> _What to do_:
Go through the records below from the first line and print each one exactly, stopping after the line that contains "from matplotlib.ticker import MultipleLocator". Do not print pictures or anything past that line.

> _Supplied records_:
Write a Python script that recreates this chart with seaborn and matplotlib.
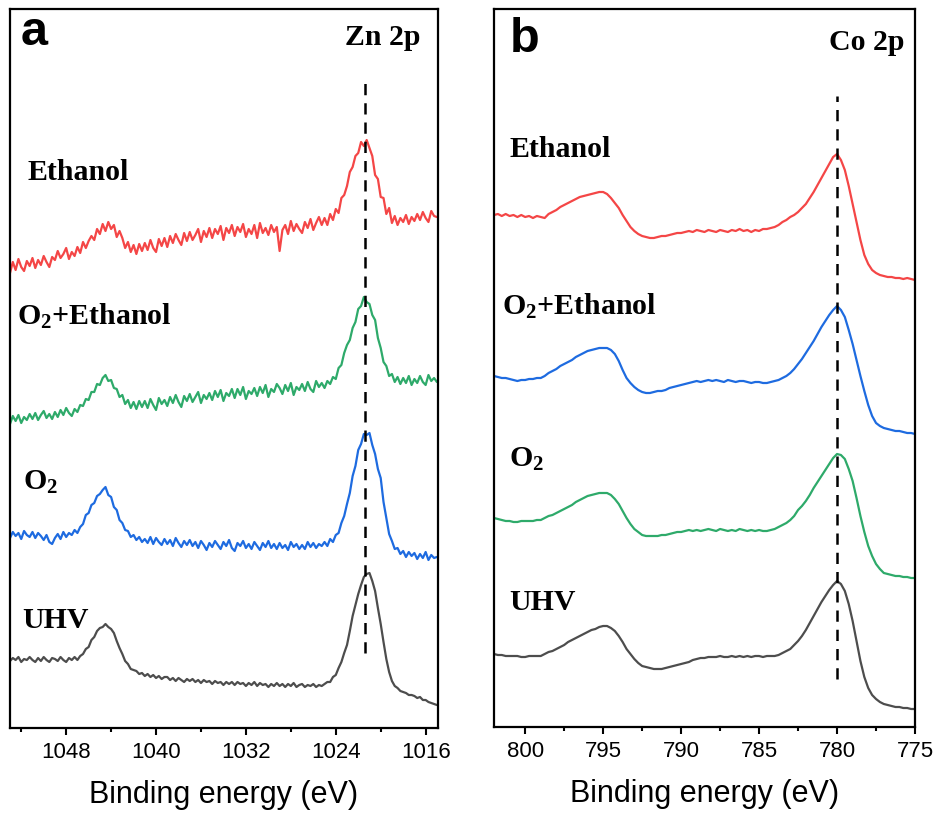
import numpy as np
import pandas as pd
import seaborn as sns
import matplotlib
matplotlib.use("Agg")
import matplotlib.pyplot as plt
from matplotlib.ticker import MultipleLocator

# ---------------- data ----------------
# Panel a: Zn 2p, binding energy grid (eV), 0.25 eV step, 1053 -> 1015
zn_energy = np.arange(1053.0, 1014.99, -0.25)
zn_ethanol = [
    455, 466, 458, 469, 461, 457, 467, 462,
    470, 460, 468, 463, 472, 466, 461, 471,
    468, 477, 470, 474, 480, 469, 476, 472,
    481, 475, 486, 480, 487, 492, 488, 499,
    494, 504, 497, 506, 499, 503, 491, 497,
    490, 480, 486, 476, 483, 474, 484, 477,
    485, 478, 488, 480, 476, 489, 482, 490,
    481, 492, 485, 494, 488, 483, 495, 487,
    496, 488, 493, 499, 486, 497, 491, 500,
    490, 499, 494, 502, 488, 500, 495, 503,
    492, 501, 496, 504, 491, 499, 494, 503,
    490, 505, 495, 500, 493, 503, 496, 501,
    477, 498, 503, 494, 507, 497, 504, 499,
    495, 506, 500, 509, 498, 505, 511, 503,
    510, 503, 514, 508, 519, 515, 530, 533,
    542, 556, 561, 572, 575, 586, 582, 588,
    580, 572, 553, 549, 531, 530, 514, 520,
    505, 512, 503, 510, 506, 513, 504, 511,
    507, 514, 508, 516, 510, 506, 517, 512,
    511]
zn_o2_ethanol = [
    304, 312, 307, 313, 305, 311, 308, 314,
    309, 315, 308, 313, 317, 310, 314, 309,
    316, 311, 318, 313, 320, 315, 312, 319,
    316, 323, 322, 329, 328, 336, 336, 344,
    343, 350, 353, 347, 348, 340, 339, 331,
    333, 324, 328, 320, 326, 319, 327, 321,
    327, 320, 329, 323, 318, 330, 324, 328,
    322, 331, 325, 333, 326, 321, 332, 327,
    334, 326, 331, 336, 325, 333, 329, 335,
    328, 337, 331, 338, 327, 335, 332, 339,
    330, 339, 333, 341, 329, 337, 334, 340,
    332, 341, 335, 343, 331, 339, 336, 344,
    340, 334, 343, 337, 345, 333, 341, 338,
    344, 337, 346, 339, 336, 347, 341, 345,
    340, 347, 344, 351, 349, 360, 363, 375,
    383, 388, 400, 406, 419, 422, 431, 426,
    424, 413, 408, 390, 380, 366, 362, 352,
    354, 346, 351, 344, 350, 345, 352, 343,
    349, 345, 352, 346, 343, 353, 347, 350,
    346]
zn_o2 = [
    190, 196, 192, 195, 189, 197, 193, 191,
    196, 190, 195, 192, 188, 193, 186, 184,
    190, 194, 189, 196, 191, 195, 193, 198,
    195, 201, 204, 213, 215, 223, 225, 232,
    234, 238, 241, 233, 231, 221, 218, 208,
    205, 198, 197, 191, 193, 188, 191, 186,
    189, 185, 191, 184, 190, 186, 183, 189,
    184, 188, 182, 190, 185, 181, 187, 183,
    188, 182, 186, 180, 187, 183, 178, 185,
    181, 187, 183, 179, 186, 182, 188, 180,
    177, 185, 182, 187, 180, 184, 179, 186,
    182, 178, 185, 181, 187, 180, 184, 179,
    185, 180, 183, 178, 186, 181, 184, 179,
    183, 179, 186, 181, 185, 180, 184, 182,
    186, 182, 189, 186, 193, 195, 205, 212,
    224, 235, 252, 262, 278, 284, 294, 293,
    295, 283, 274, 259, 250, 226, 210, 194,
    187, 179, 180, 174, 177, 171, 176, 172,
    175, 169, 174, 170, 176, 168, 173, 170,
    171]
zn_uhv = [
    67, 70, 68, 71, 66, 69, 68, 71,
    68, 66, 70, 67, 71, 68, 66, 70,
    69, 67, 71, 68, 66, 70, 68, 71,
    68, 72, 74, 79, 81, 88, 91, 97,
    100, 101, 104, 101, 99, 95, 87, 80,
    74, 67, 64, 59, 58, 57, 54, 55,
    52, 54, 51, 53, 50, 52, 49, 51,
    51, 48, 50, 47, 50, 48, 46, 49,
    47, 49, 46, 48, 45, 48, 46, 47,
    44, 47, 45, 46, 43, 46, 44, 46,
    43, 46, 44, 45, 42, 45, 43, 46,
    42, 45, 43, 44, 41, 44, 42, 45,
    42, 44, 41, 44, 42, 45, 41, 43,
    44, 41, 43, 42, 44, 41, 43, 42,
    44, 46, 46, 51, 53, 60, 66, 75,
    83, 97, 112, 123, 134, 143, 151, 154,
    155, 147, 137, 120, 104, 86, 69, 56,
    47, 42, 40, 37, 36, 35, 33, 33,
    32, 30, 31, 28, 28, 26, 25, 24,
    23]

# Panel b: Co 2p, 0.25 eV step, 802 -> 775
co_energy = np.arange(802.0, 774.99, -0.25)
co_ethanol = [
    512, 513, 511, 513, 511, 512, 510, 512,
    510, 511, 509, 511, 510, 509, 513, 515,
    517, 520, 522, 524, 526, 528, 530, 531,
    532, 533, 534, 535, 535, 533, 529, 524,
    519, 512, 506, 500, 496, 493, 491, 490,
    489, 489, 490, 491, 491, 492, 493, 494,
    494, 495, 496, 495, 497, 496, 495, 497,
    496, 495, 497, 496, 495, 497, 496, 498,
    496, 497, 495, 497, 496, 498, 498, 499,
    500, 502, 505, 507, 510, 512, 515, 519,
    523, 529, 535, 542, 549, 556, 563, 570,
    573, 567, 557, 541, 523, 505, 487, 472,
    463, 457, 454, 452, 451, 450, 450, 449,
    449, 448, 449, 448, 447]
co_o2_ethanol = [
    351, 350, 349, 349, 348, 347, 346, 347,
    347, 348, 348, 349, 349, 351, 354, 356,
    358, 361, 363, 365, 367, 370, 372, 374,
    376, 377, 378, 379, 379, 379, 377, 373,
    366, 357, 349, 344, 340, 337, 335, 334,
    334, 335, 336, 336, 337, 339, 340, 341,
    342, 343, 344, 345, 346, 345, 346, 347,
    346, 347, 346, 345, 347, 346, 345, 346,
    346, 345, 344, 345, 345, 344, 344, 345,
    346, 347, 349, 351, 354, 358, 363, 368,
    374, 380, 386, 393, 400, 406, 412, 417,
    421, 417, 410, 397, 383, 367, 351, 336,
    322, 311, 304, 301, 299, 298, 297, 296,
    296, 295, 294, 294, 293]
co_o2 = [
    209, 208, 207, 206, 206, 205, 205, 206,
    206, 206, 206, 207, 207, 209, 211, 212,
    214, 216, 218, 220, 222, 225, 227, 229,
    231, 232, 233, 234, 234, 234, 232, 228,
    223, 216, 209, 203, 198, 195, 192, 191,
    191, 191, 191, 192, 192, 193, 194, 195,
    195, 196, 197, 196, 197, 196, 197, 198,
    197, 196, 198, 197, 196, 197, 196, 198,
    197, 196, 197, 196, 197, 196, 196, 197,
    198, 200, 202, 204, 207, 211, 217, 221,
    226, 232, 239, 245, 251, 257, 263, 269,
    273, 272, 268, 258, 246, 229, 211, 195,
    181, 171, 163, 158, 154, 153, 152, 151,
    151, 150, 150, 149, 149]
co_uhv = [
    73, 72, 72, 71, 71, 71, 71, 70,
    70, 71, 71, 71, 71, 73, 75, 76,
    78, 80, 82, 85, 87, 89, 91, 93,
    95, 97, 98, 100, 101, 101, 99, 96,
    91, 85, 78, 73, 68, 64, 61, 60,
    59, 58, 58, 58, 59, 60, 61, 62,
    63, 64, 65, 67, 68, 69, 69, 70,
    70, 70, 71, 70, 70, 71, 70, 71,
    70, 71, 70, 71, 71, 70, 71, 71,
    71, 72, 74, 76, 78, 82, 86, 91,
    97, 104, 111, 118, 125, 131, 137, 142,
    146, 143, 136, 123, 106, 86, 66, 50,
    39, 32, 28, 25, 23, 22, 21, 20,
    20, 19, 19, 18, 18]

zn_peak = 1021.4
co_peak = 780.0
xticks_a = [1048, 1040, 1032, 1024, 1016]
xticks_b = [800, 795, 790, 785, 780, 775]

# ---------------- style ----------------
sns.set_style("ticks")
plt.rcParams["font.family"] = ["Liberation Sans", "DejaVu Sans"]
plt.rcParams["text.color"] = "black"
plt.rcParams["axes.labelcolor"] = "black"
plt.rcParams["xtick.color"] = "black"
plt.rcParams["xtick.labelcolor"] = "black"
plt.rcParams["mathtext.fontset"] = "custom"
plt.rcParams["mathtext.rm"] = "Liberation Serif:bold"
plt.rcParams["mathtext.it"] = "Liberation Serif:bold"
plt.rcParams["mathtext.bf"] = "Liberation Serif:bold"
plt.rcParams["mathtext.default"] = "rm"

C_RED = "#F44646"
C_GREEN = "#2EAA6A"
C_BLUE = "#1E6BE0"
C_GRAY = "#4D4D4D"

W, H = 939, 814
fig = plt.figure(figsize=(W / 100, H / 100), dpi=100)

def axrect(l, t, r, b):
    return [l / W, 1 - b / H, (r - l) / W, (b - t) / H]

axa = fig.add_axes(axrect(10, 9, 438, 728))
axb = fig.add_axes(axrect(494, 9, 915, 727))

na, nb = len(zn_energy), len(co_energy)
df_a = pd.DataFrame({
    "E": np.concatenate([zn_energy] * 4),
    "I": zn_ethanol + zn_o2_ethanol + zn_o2 + zn_uhv,
    "s": ["Ethanol"] * na + ["O2+Ethanol"] * na + ["O2"] * na + ["UHV"] * na,
})
df_b = pd.DataFrame({
    "E": np.concatenate([co_energy] * 4),
    "I": co_ethanol + co_o2_ethanol + co_o2 + co_uhv,
    "s": ["Ethanol"] * nb + ["O2+Ethanol"] * nb + ["O2"] * nb + ["UHV"] * nb,
})

pal_a = {"Ethanol": C_RED, "O2+Ethanol": C_GREEN, "O2": C_BLUE, "UHV": C_GRAY}
pal_b = {"Ethanol": C_RED, "O2+Ethanol": C_BLUE, "O2": C_GREEN, "UHV": C_GRAY}

sns.lineplot(data=df_a, x="E", y="I", hue="s", palette=pal_a, sort=False,
             estimator=None, linewidth=1.6, legend=False, ax=axa)
sns.lineplot(data=df_b, x="E", y="I", hue="s", palette=pal_b, sort=False,
             estimator=None, linewidth=1.6, legend=False, ax=axb)

axa.plot([zn_peak, zn_peak], [75, 651], color="black", lw=1.8,
         dashes=(4.5, 3.2))
axb.plot([co_peak, co_peak], [48, 631], color="black", lw=1.8,
         dashes=(4.5, 3.2))

axa.set_xlim(1053, 1014.9)
axa.set_ylim(0, 719)
axb.set_xlim(802, 775)
axb.set_ylim(0, 718)

for ax, minor, ticks in [(axa, 4, xticks_a), (axb, 2.5, xticks_b)]:
    ax.set_xticks(ticks)
    ax.xaxis.set_minor_locator(MultipleLocator(minor))
    ax.set_yticks([])
    ax.set_ylabel("")
    ax.set_xlabel("Binding energy (eV)", fontsize=22, labelpad=12,
                  color="black")
    ax.tick_params(axis="x", which="major", direction="out", length=5,
                   width=1.5, labelsize=16, pad=5, colors="black")
    ax.tick_params(axis="x", which="minor", direction="out", length=3,
                   width=1.5, colors="black")
    for sp in ax.spines.values():
        sp.set_visible(True)
        sp.set_linewidth(1.6)
        sp.set_color("black")

def ftext(x, y, s, **kw):
    fig.text(x / W, 1 - y / H, s, va="baseline", ha="left", color="black",
             **kw)

serif = dict(family=["Liberation Serif", "DejaVu Serif"], fontweight="bold",
             fontsize=21.5)
# Panel a labels
ftext(21, 45, "a", family=["Liberation Sans"], fontweight="bold", fontsize=35)
ftext(345, 45, "Zn 2p", **serif)
ftext(27, 180, "Ethanol", **serif)
ftext(17, 325, "O$_2$+Ethanol", **serif)
ftext(23, 490, "O$_2$", **serif)
ftext(22, 628, "UHV", **serif)
# Panel b labels
ftext(510, 52, "b", family=["Liberation Sans"], fontweight="bold", fontsize=35)
ftext(829, 50, "Co 2p", **serif)
ftext(510, 157, "Ethanol", **serif)
ftext(502, 315, "O$_2$+Ethanol", **serif)
ftext(509, 467, "O$_2$", **serif)
ftext(509, 610, "UHV", **serif)

fig.savefig("out.png", dpi=100)
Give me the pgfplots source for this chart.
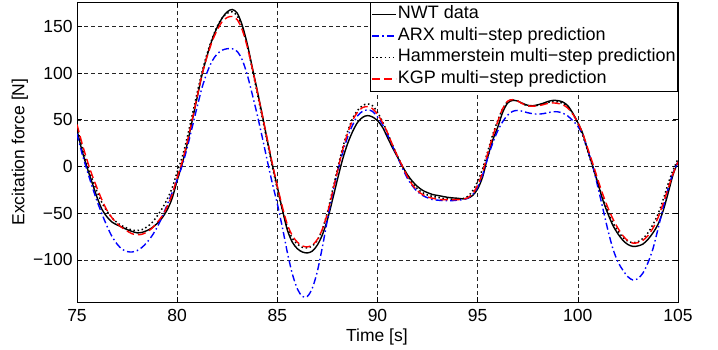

> _Complete response_:
Write a Python script that recreates this chart with seaborn and matplotlib.
import numpy as np
import pandas as pd
import seaborn as sns
import matplotlib
matplotlib.use("Agg")
import matplotlib.pyplot as plt
from matplotlib.ticker import MultipleLocator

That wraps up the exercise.